Sunday, October 25, 2009

Thought of the Day: Tea Party Terminology

Beyond the infantile bluster and destructive rage that I associate with the Tea Party movement, I have always found the "Tea Party" moniker for this movement to be curious. There seemed to me to be some disconnect between the name the movement adopted and the kind of vicious hostility behind the movement. It wasn't until recently that an explanation for this feeling I had dawned on me. Now, before I share this explanation with you, I have to warn you that it will reveal a somewhat politically incorrect side of me. But what can I do? I can run from how I was formed and I can try to alter some of the rouger sides of this formation, but I can't fully escape it! So, I have to own it. Anyway, what dawned on me is that I associate the term "Tea Party" with foppish British gentility among men, with something little girls like to play in the backyard, and with something petite grandmothers do to pass the time on weekday afternoons. Nothing wrong with any of that, but it just doesn't conjure up in my mind what the Tea Party movement is supposed to stand for. Some Alpha males who like to drink Bud Light all day long at Saints tailgating parties might describe other men involved in a "Tea Party" as "wusses." And yet it is supposedly some of these very Alpha males who are supposedly leading up these "Tea Parties." I think that's what strikes me as a bit odd about the whole movement. But perhaps it's a positive sign that even conservative Beckolytes are mixing up their male/female associations! Perhaps it's a sign that conservative male "Tea Partiers" are getting in touch with their feminine side and that conservative women "Tea Partiers" are adding a little Alpha male bravado to their notions of feminine behavior. Who knows what this all means? And perhaps it only means something about me! Anyway ... just wanted to share!

1 comment:

Eric said...

The conservatives usually beat the pants off Democrats when it comes to branding and framing issues and movements, but I gotta say the Tea Party moniker (a movement which I endorse and consider myself a part of) is a bit of unusually poor marketing on their part.

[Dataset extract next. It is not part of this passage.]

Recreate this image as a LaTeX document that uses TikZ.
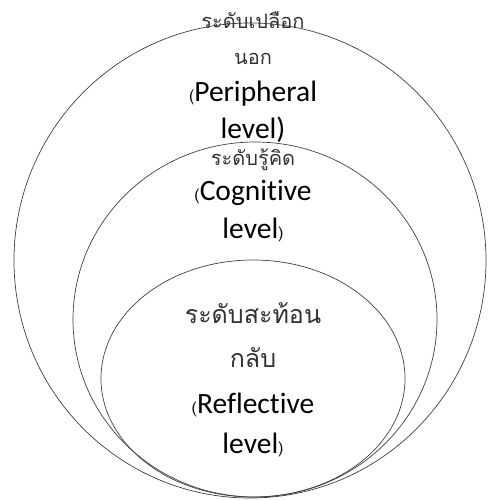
\documentclass[tikz,border=0pt]{standalone}
\usepackage{fontspec}
\setmainfont{Carlito}[Ligatures=NoCommon]
\newfontfamily\thaifont[Script=Thai]{Loma}
\newcommand{\Lpar}{{\thaifont\fontsize{16}{16}\selectfont(}}
\newcommand{\Rpar}{{\thaifont\fontsize{16}{16}\selectfont)}}

\begin{document}
\begin{tikzpicture}[x=1pt, y=-1pt,
    levelring/.style={draw=black!75, line width=0.7pt},
    thai/.style={anchor=base, inner sep=0pt, text=black!80, font=\thaifont\fontsize{20}{24}\selectfont},
    thaibig/.style={thai, font=\thaifont\fontsize{25}{30}\selectfont},
    eng/.style={anchor=base, inner sep=0pt, text=black, font=\fontsize{29.5}{34}\selectfont}]
    \useasboundingbox (0,0) rectangle (487,500);

    % Levels
    \draw[levelring] (250,260.5) ellipse (236 and 237.5);
    \draw[levelring] (255,319.5) ellipse (182 and 177.5);
    \draw[levelring] (253,378.5) ellipse (152 and 118.5);

    % Peripheral level
    \node[thai] (periTh) at (253,29) {ระดับเปลือก};
    \node[thai] (periTh2) at (253,65) {นอก};
    \node[eng] (periEn) at (253,102) {\Lpar Peripheral};
    \node[eng] (periEn2) at (253,138) {level)};

    % Cognitive level
    \node[thai] (cogTh) at (253,165) {ระดับรู้คิด};
    \node[eng] (cogEn) at (253,200) {\Lpar Cognitive};
    \node[eng] (cogEn2) at (253,238) {level\Rpar};

    % Reflective level
    \node[thaibig] (refTh) at (253,323) {ระดับสะท้อน};
    \node[thaibig] (refTh2) at (253,367) {กลับ};
    \node[eng] (refEn) at (253,413) {\Lpar Reflective};
    \node[eng] (refEn2) at (253,453) {level\Rpar};
\end{tikzpicture}
\end{document}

Between 'teabagger' slurs and the imagery you suggest above, I think there are more than a few people (especially young people) who agree with the movement in principal but don't want to be attached to the name. At the Tea Party events I've been to, I've seen every color and creed represented in decent numbers, but what I havne't seen are very many adults under, say, 25 years old.

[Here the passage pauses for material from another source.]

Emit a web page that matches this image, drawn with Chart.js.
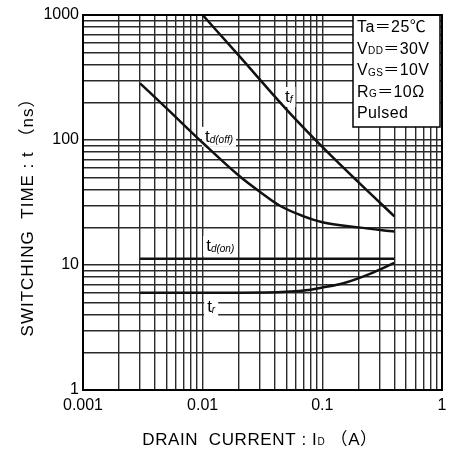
<!DOCTYPE html>
<html>
<head>
<meta charset="utf-8">
<script src="https://cdn.jsdelivr.net/npm/chart.js@4/dist/chart.umd.min.js"></script>
<style>
  html, body { margin: 0; padding: 0; background: #fff; }
  #wrap { width: 464px; height: 450px; position: relative; }
</style>
</head>
<body>
<div id="wrap"><canvas id="chartSwitch"></canvas></div>
<script>
// ---- data ----
const tfCurrent = [0.01, 0.02, 0.05, 0.1, 0.2, 0.4];
const tfTime = [1000, 475, 176, 88, 46, 24.5];

const tdOffCurrent = [0.003, 0.005, 0.01, 0.02, 0.03, 0.045, 0.07, 0.1, 0.2, 0.4];
const tdOffTime = [284, 179, 95, 52, 38.6, 29.5, 24.5, 22, 20, 18.5];

const tdOnCurrent = [0.003, 0.4];
const tdOnTime = [11.2, 11.2];

const trCurrent = [0.003, 0.02, 0.05, 0.08, 0.1, 0.15, 0.25, 0.4];
const trTime = [6.0, 6.0, 6.1, 6.35, 6.6, 7.15, 8.5, 10.4];

// tick labels
const xLabelValues = [0.001, 0.01, 0.1, 1];
const xLabels = ['0.001', '0.01', '0.1', '1'];
const yLabelValues = [1, 10, 100, 1000];
const yLabels = ['1', '10', '100', '1000'];

const FONT = "'Liberation Sans', Arial, 'Noto Sans CJK JP', sans-serif";
const INK = '#000';

// log grid: 1..9 in every decade
function logGrid(first, last) {
    const out = [];
    for (let d = first; d < last * 0.999; d *= 10) {
        for (let m = 1; m <= 9; m++) out.push(Number((d * m).toPrecision(3)));
    }
    out.push(last);
    return out;
}
const xGrid = logGrid(0.001, 1);
const yGrid = logGrid(1, 1000);

function pick(values, labels, v) {
    for (let i = 0; i < values.length; i++) {
        if (Math.abs(values[i] - v) / values[i] < 1e-6) return labels[i];
    }
    return '';
}

function series(xs, ys) {
    return xs.map((x, i) => ({ x: x, y: ys[i] }));
}

// curve labels, placed in data coordinates (left edge, vertical middle)
const curveLabels = [
    { at: [0.0487, 221], main: 't', sub: 'f' },
    { at: [0.01045, 106], main: 't', sub: 'd(off)' },
    { at: [0.0107, 14.2], main: 't', sub: 'd(on)' },
    { at: [0.0109, 4.6], main: 't', sub: 'r' }
];

// condition box lines: [text, isSub]
const conditionLines = [
    [['Ta＝25℃', false]],
    [['V', false], ['DD', true], ['＝30V', false]],
    [['V', false], ['GS', true], ['＝10V', false]],
    [['R', false], ['G', true], ['＝10Ω', false]],
    [['Pulsed', false]]
];

function drawParts(ctx, parts, x, y, center) {
    let total = 0;
    parts.forEach(p => { ctx.font = p[1]; total += ctx.measureText(p[0]).width; });
    let cx = center ? x - total / 2 : x;
    parts.forEach(p => {
        ctx.font = p[1];
        ctx.fillText(p[0], cx, y + (p[2] || 0));
        cx += ctx.measureText(p[0]).width;
    });
    return total;
}

const annotations = {
    id: 'annotations',
    beforeDatasetsDraw(chart) {
        const ctx = chart.ctx;
        const area = chart.chartArea;
        const xs = chart.scales.x, ys = chart.scales.y;
        ctx.save();
        ctx.textBaseline = 'middle';
        ctx.textAlign = 'left';

        // curve labels with white backing
        curveLabels.forEach(l => {
            const px = xs.getPixelForValue(l.at[0]);
            const py = ys.getPixelForValue(l.at[1]);
            const parts = [[l.main, '17px ' + FONT, 0], [l.sub, 'italic 10px ' + FONT, 3]];
            let w = 0;
            parts.forEach(p => { ctx.font = p[1]; w += ctx.measureText(p[0]).width; });
            ctx.fillStyle = '#fff';
            ctx.fillRect(px - 3, py - 10, w + 6, 20);
            ctx.fillStyle = INK;
            drawParts(ctx, parts, px, py, false);
        });

        // condition box
        const bw = 87, bh = 112;
        const bx = area.right - bw - 2, by = area.top;
        ctx.fillStyle = '#fff';
        ctx.fillRect(bx, by, bw, bh);
        ctx.strokeStyle = INK;
        ctx.lineWidth = 1.5;
        ctx.strokeRect(bx, by, bw, bh);
        ctx.fillStyle = INK;
        ctx.letterSpacing = '0.4px';
        conditionLines.forEach((line, i) => {
            const parts = line.map(p => p[1] ? [p[0], '10px ' + FONT, 2] : [p[0], '16px ' + FONT, 0]);
            drawParts(ctx, parts, bx + 4, by + 13 + i * 21.5, false);
        });
        ctx.restore();
    },
    afterDraw(chart) {
        const ctx = chart.ctx;
        const area = chart.chartArea;
        ctx.save();
        // frame
        ctx.strokeStyle = INK;
        ctx.lineWidth = 2;
        ctx.strokeRect(area.left, area.top, area.right - area.left, area.bottom - area.top);

        // axis titles
        ctx.fillStyle = INK;
        ctx.textBaseline = 'middle';
        ctx.textAlign = 'left';
        ctx.letterSpacing = '0.6px';
        drawParts(ctx, [
            ['DRAIN  CURRENT : I', '17px ' + FONT, 0],
            ['D', '10px ' + FONT, 2],
            [' （A）', '17px ' + FONT, 0]
        ], 260, 440, true);

        ctx.translate(28, 213);
        ctx.rotate(-Math.PI / 2);
        ctx.letterSpacing = '1px';
        drawParts(ctx, [['SWITCHING  TIME : t （ns）', '17px ' + FONT, 0]], 0, 0, true);
        ctx.restore();
    }
};

const lineStyle = {
    borderColor: '#111',
    borderWidth: 2.5,
    pointRadius: 0,
    fill: false,
    cubicInterpolationMode: 'monotone'
};

new Chart(document.getElementById('chartSwitch'), {
    type: 'line',
    data: {
        datasets: [
            Object.assign({ label: 'tf', data: series(tfCurrent, tfTime) }, lineStyle),
            Object.assign({ label: 'td(off)', data: series(tdOffCurrent, tdOffTime) }, lineStyle),
            Object.assign({ label: 'td(on)', data: series(tdOnCurrent, tdOnTime) }, lineStyle),
            Object.assign({ label: 'tr', data: series(trCurrent, trTime) }, lineStyle)
        ]
    },
    options: {
        responsive: true,
        maintainAspectRatio: false,
        animation: false,
        layout: { padding: { top: 15, right: 22, left: 0, bottom: 0 } },
        scales: {
            x: {
                type: 'logarithmic',
                min: 0.001, max: 1,
                afterBuildTicks: s => { s.ticks = xGrid.map(v => ({ value: v })); },
                afterFit: s => { s.height = 60; },
                ticks: {
                    autoSkip: false, maxRotation: 0, padding: 6,
                    color: INK, font: { family: FONT, size: 16 },
                    callback: v => pick(xLabelValues, xLabels, v)
                },
                grid: { color: '#2a2a2a', lineWidth: 1.4, drawTicks: false },
                border: { display: false }
            },
            y: {
                type: 'logarithmic',
                min: 1, max: 1000,
                afterBuildTicks: s => { s.ticks = yGrid.map(v => ({ value: v })); },
                afterFit: s => { s.width = 83; },
                ticks: {
                    autoSkip: false, padding: 4,
                    color: INK, font: { family: FONT, size: 16 },
                    callback: v => pick(yLabelValues, yLabels, v)
                },
                grid: { color: '#2a2a2a', lineWidth: 1.4, drawTicks: false },
                border: { display: false }
            }
        },
        plugins: { legend: { display: false }, tooltip: { enabled: false } }
    },
    plugins: [annotations]
});
</script>
</body>
</html>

Of course the imagery that is meant to be invoked by 'Tea Party' is the Boston Tea Party, a tax revolt, citizens who are fed up about high taxes and getting togetehr to do something about it... but the problem is that nothing the Tea Party movement could ever get away with will come anywhere close to measuring up to the original, and everyone knows it, so the name ends up representing (to its detractors) a certain false bravado.

I still think the movement is doing good work, and I think in the long run it will help get a few more principaled conservatives elected to public office (which, IMHO, was the best outcome that could have ever come from the movement in the first place).

But yeah, with a different name I think it could have gotten more traction.